In the 1960s and 1970s, mainframe solutions focused initially on internal automation and proprietary EDI links with suppliers. EDI has been primarily used in the subcontracting area and has been proven most effective in supporting operational-level applications, mainly due to its limited technical capabilities and the existence of multiple technical standards. In order to support more complex and strategically more important applications and processes, some organizations have maintained dedicated data links between their computer systems by themselves, using various interfaces and communication protocols capable of handling more sophisticated forms of information exchange. While considerable benefits were achieved by those companies that implemented EDI effectively, it tended to be only large companies and their suppliers that applied EDI due to the significant costs associated with implementation. EDI requires significant investments in systems and organizational infrastructure, as well as a large volume of transactions to justify the level of investment. In the 1980s to the mid-1990s, client-server solutions broadened the scope of participants in the supply chain by focusing on applications, such as supply chain management, enterprise resource planning (ERP), and customer relationship management (CRM). These approaches were often very expensive to purchase, difficult to implement, complex to use, and costly to maintain.
Also, these approaches only improved the company’s internal processes while not addressing the needs of the entire supply chain.

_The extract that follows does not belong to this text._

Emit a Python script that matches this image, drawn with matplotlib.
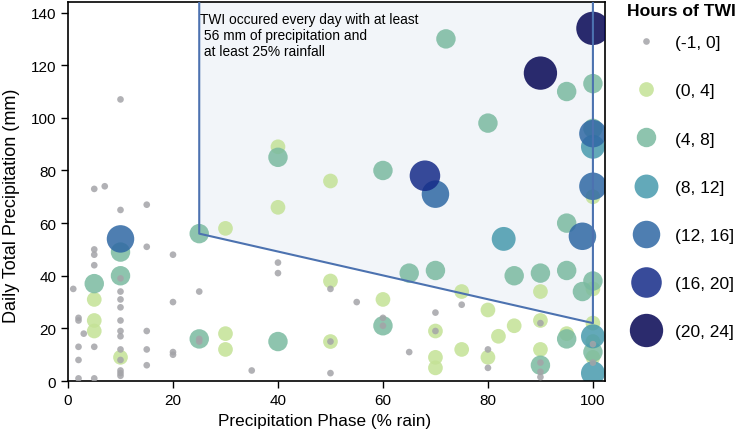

In the categories already discussed, all parties involved are predetermined and have agreed to trade or exchange other information electronically. However, in the mid-1990s the advent of the Internet has led to an explosion in connectivity that allows companies of different sizes and resource bases to interact. The Internet is a public network that is connected and routed over gateways. The Internet evolved from a software convention for computer networking developed by the U.S. Army’s Advanced Research Projects Agency - termed the Transmission Control/Internet Protocol (TCP/IP). This open standard was adopted by a wide range of research, education, and public sector organizations. In the late ’80s, a point-and-click hypertext interface was developed for the Internet which was called the World Wide Web.

This development led to the explosion in interest in Internet usage, with organizations and individuals being able to easily access and use the Internet. The Internet has led to the redefinition of economies of scale and scope, and the reduction of transaction costs leading to the emergence of virtual markets. Virtual markets refer to business transactions that are conduced over open networks based on fixed and wireless Internet infrastructure. These markets are characterized by high levels of connectivity, the importance of information products and networks and high reach and richness of information. Reach refers to the number of products and services that are reachable in virtual markets, while richness refers to the depth and detail of information that can be collected, exchanged, and analyzed by the market participants. In fact, information itself becomes a source of competitive advantage in virtual markets.

The connectivity associated with the Internet has the potential to bring an industry’s customers and suppliers in a unified and economically perfect marketplace. For example, an organization offering a range of products and services can now create an electronic catalog on its website in order to achieve global reach. With the advent of Internet-enabled communications, it is now possible for an organization to establish links with other organizations at significantly lower costs than with previous technologies. The emergence of virtual markets clearly provides ways for organizations to create value for customers. An organization’s routines and processes are unique capabilities that allow organizations to make strategic changes that give them the flexibility to operate in dynamic markets. For example, a significant development from innovations in Internet technologies has been the growth of electronic intermediaries. It is now possible to offer an intermediary service, developed around a sophisticated IT platform. The intermediary has a Web front-end, allowing buyers to order from supplier catalogs, participate in auctions, or conduct tendering online. This is significantly different from EDI, which tended to be based on a ‘hub and spoke’ arrangement - with one large company acting as a hub and suppliers trading electronically. In contrast, an electronic intermediary can act as a single gateway to a range of products or services that are provided by a number of suppliers. It is designed to allow a number of suppliers to interact with a number of buyers through one connection.